This blog is not closing down and will return to normal output shortly.

The heart problem that put me into hospital after New Year was “paroxysmal atrial fibrillation”. This seems likely to have been the cause of the lack of energy I had complained was afflicting me towards the end of last year. It can be controlled by drugs and I was in hospital for six days while they got it controlled.

On discharge I was ordered to rest awhile, but had three speaking engagements I was determined to honour. On 23 January was the Sam Adams Award at the Oxford Union, including a live videolink with Julian Assange, and a debate there the next day on “The American Dream”. In the daytimes I researched Burnes documents in Worcester College Library. Then the next day I flew overnight to Accra, arrived the morning of the 26 January and that night did the Immortal Memory at the Burns Night for Accra Caledonian Society.

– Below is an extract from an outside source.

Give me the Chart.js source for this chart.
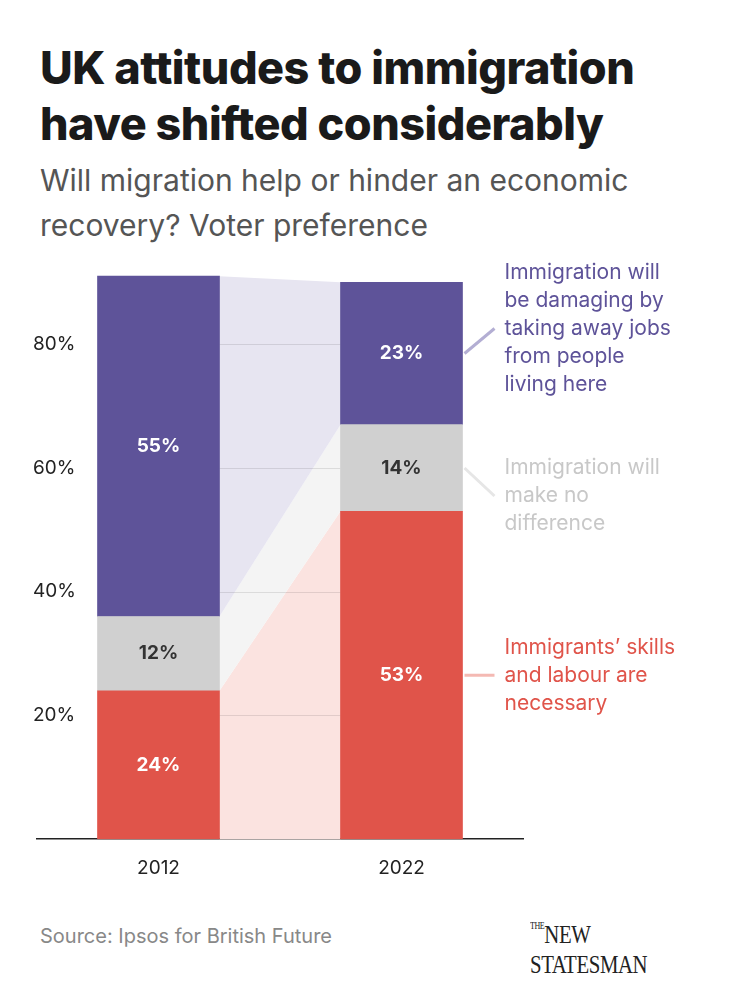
<!DOCTYPE html>
<html><head><meta charset="utf-8">
<script src="https://cdn.jsdelivr.net/npm/chart.js@4"></script>
<style>
body{margin:0;width:752px;height:994px;background:#fff;font-family:Inter,"Noto Sans",sans-serif;position:relative;overflow:hidden}
h1{position:absolute;left:40px;top:40px;margin:0;font-size:45px;line-height:56px;font-weight:800;color:#1a1a1a;letter-spacing:-0.5px}
.sub{position:absolute;left:40px;top:158px;font-size:30px;line-height:45px;color:#555}
#wrap{position:absolute;left:0;top:260px;width:752px;height:630px}
.src{position:absolute;left:40px;top:924px;font-size:20px;color:#888}
.logo{position:absolute;left:530px;top:920px;font-family:"Liberation Serif",serif;font-size:26px;color:#222;transform:scaleX(0.8);transform-origin:left;letter-spacing:-0.5px}
.logo small{font-size:10px;vertical-align:top}
</style></head><body>
<h1>UK attitudes to immigration<br>have shifted considerably</h1>
<div class="sub">Will migration help or hinder an economic<br>recovery? Voter preference</div>
<div id="wrap"><canvas id="c"></canvas></div>
<div class="src">Source: Ipsos for British Future</div>
<div class="logo"><small>THE</small>NEW STATESMAN</div>
<script>
// data
var years = ['2012', '2022'];
var necessary = [24, 53];
var noDifference = [12, 14];
var damaging = [55, 23];
var seriesNames = [
  ['Immigrants\u2019 skills', 'and labour are', 'necessary'],
  ['Immigration will', 'make no', 'difference'],
  ['Immigration will', 'be damaging by', 'taking away jobs', 'from people', 'living here']
];
var barColors = ['#E0544A', '#D0D0D0', '#5E5399'];
var bandColors = ['#FBE3E0', '#F4F4F4', '#E7E5F1'];
var textColors = ['#E0544A', '#C8C8C8', '#5E5399'];
var yTicks = [20, 40, 60, 80];

var half = 61;
var decor = {
  id: 'decor',
  beforeDatasetsDraw: function (chart) {
    var ctx = chart.ctx, x = chart.scales.x, y = chart.scales.y;
    var x1 = x.getPixelForValue(0) + half, x2 = x.getPixelForValue(1) - half;
    var sets = chart.data.datasets;
    ctx.save();
    var b1 = 0, b2 = 0;
    sets.forEach(function (ds, i) {
      var t1 = b1 + ds.data[0], t2 = b2 + ds.data[1];
      ctx.fillStyle = bandColors[i];
      ctx.beginPath();
      ctx.moveTo(x1, y.getPixelForValue(b1));
      ctx.lineTo(x1, y.getPixelForValue(t1));
      ctx.lineTo(x2, y.getPixelForValue(t2));
      ctx.lineTo(x2, y.getPixelForValue(b2));
      ctx.closePath(); ctx.fill();
      b1 = t1; b2 = t2;
    });
    ctx.strokeStyle = 'rgba(0,0,0,0.1)'; ctx.lineWidth = 1;
    yTicks.forEach(function (v) {
      var py = Math.round(y.getPixelForValue(v)) + 0.5;
      ctx.beginPath(); ctx.moveTo(x1, py); ctx.lineTo(x2, py); ctx.stroke();
    });
    ctx.restore();
  },
  afterDatasetsDraw: function (chart) {
    var ctx = chart.ctx, x = chart.scales.x, y = chart.scales.y;
    var sets = chart.data.datasets;
    ctx.save();
    ctx.textAlign = 'center'; ctx.textBaseline = 'middle';
    ctx.font = 'bold 19px Inter, sans-serif';
    [0, 1].forEach(function (j) {
      var b = 0;
      sets.forEach(function (ds, i) {
        var t = b + ds.data[j];
        ctx.fillStyle = i === 1 ? '#333' : '#fff';
        ctx.fillText(ds.data[j] + '%', x.getPixelForValue(j), y.getPixelForValue((b + t) / 2));
        b = t;
      });
    });
    // right-side labels
    var xe = x.getPixelForValue(1) + half;
    var b = 0;
    ctx.textAlign = 'left'; ctx.textBaseline = 'middle';
    ctx.font = '21px Inter, sans-serif';
    sets.forEach(function (ds, i) {
      var t = b + ds.data[1];
      var mid = y.getPixelForValue((b + t) / 2);
      var lines = seriesNames[i], lh = 28;
      var cy = i === 2 ? mid - 25 : (i === 1 ? mid + 28 : mid);
      var top = cy - (lines.length - 1) * lh / 2;
      ctx.strokeStyle = bandColors[i] === '#F4F4F4' ? '#E6E6E6' : (i === 0 ? '#F4B9B3' : '#B3AED3');
      ctx.lineWidth = 3;
      ctx.beginPath(); ctx.moveTo(xe + 2, mid); ctx.lineTo(xe + 32, cy); ctx.stroke();
      ctx.fillStyle = textColors[i];
      lines.forEach(function (l, k) { ctx.fillText(l, xe + 42, top + k * lh); });
      b = t;
    });
    ctx.restore();
  }
};

new Chart(document.getElementById('c'), {
  type: 'bar',
  data: {
    labels: years,
    datasets: [
      { data: necessary, backgroundColor: barColors[0] },
      { data: noDifference, backgroundColor: barColors[1] },
      { data: damaging, backgroundColor: barColors[2] }
    ]
  },
  options: {
    responsive: true, maintainAspectRatio: false, animation: false,
    layout: { padding: { left: 37, right: 229, top: 10, bottom: 0 } },
    plugins: { legend: { display: false }, tooltip: { enabled: false } },
    datasets: { bar: { barThickness: 122 } },
    scales: {
      x: {
        stacked: true, offset: true,
        grid: { display: false },
        border: { display: true, color: '#222', width: 1.5 },
        ticks: { color: '#222', font: { size: 19, family: 'Inter' }, padding: 10 }
      },
      y: {
        stacked: true, min: 0, max: 92,
        afterBuildTicks: function (s) { s.ticks = yTicks.map(function (v) { return { value: v }; }); },
        grid: { display: false }, border: { display: false },
        ticks: { mirror: true, padding: -4, color: '#222', font: { size: 19, family: 'Inter' },
          callback: function (v) { return v + '%'; } }
      }
    }
  },
  plugins: [decor]
});
</script>
</body></html>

I had picked up a sore throat in Oxford which I put down to too much public speaking. But by Sunday morning in Accra I felt absolutely terrible, and have been in bed the last four days with a flu, quite possibly swine flu (certainly the nastiest flu I can ever recall). For someone recently out of hospital with heart problems, that has been a bit scarey.

This morning I feel human again. I have quite a lot of work I simply must do in Accra, as I have no other way to feed my family, and funds are very low. But I intend to be home again on the 5th, as I have an echocardiogram appointment on the 6th.

I do intend to have the blog fully functional again as soon as I can, and stop these bloody health bulletins. I apologise for giving so much personal detail but I feel a need to explain why the blog has been cold.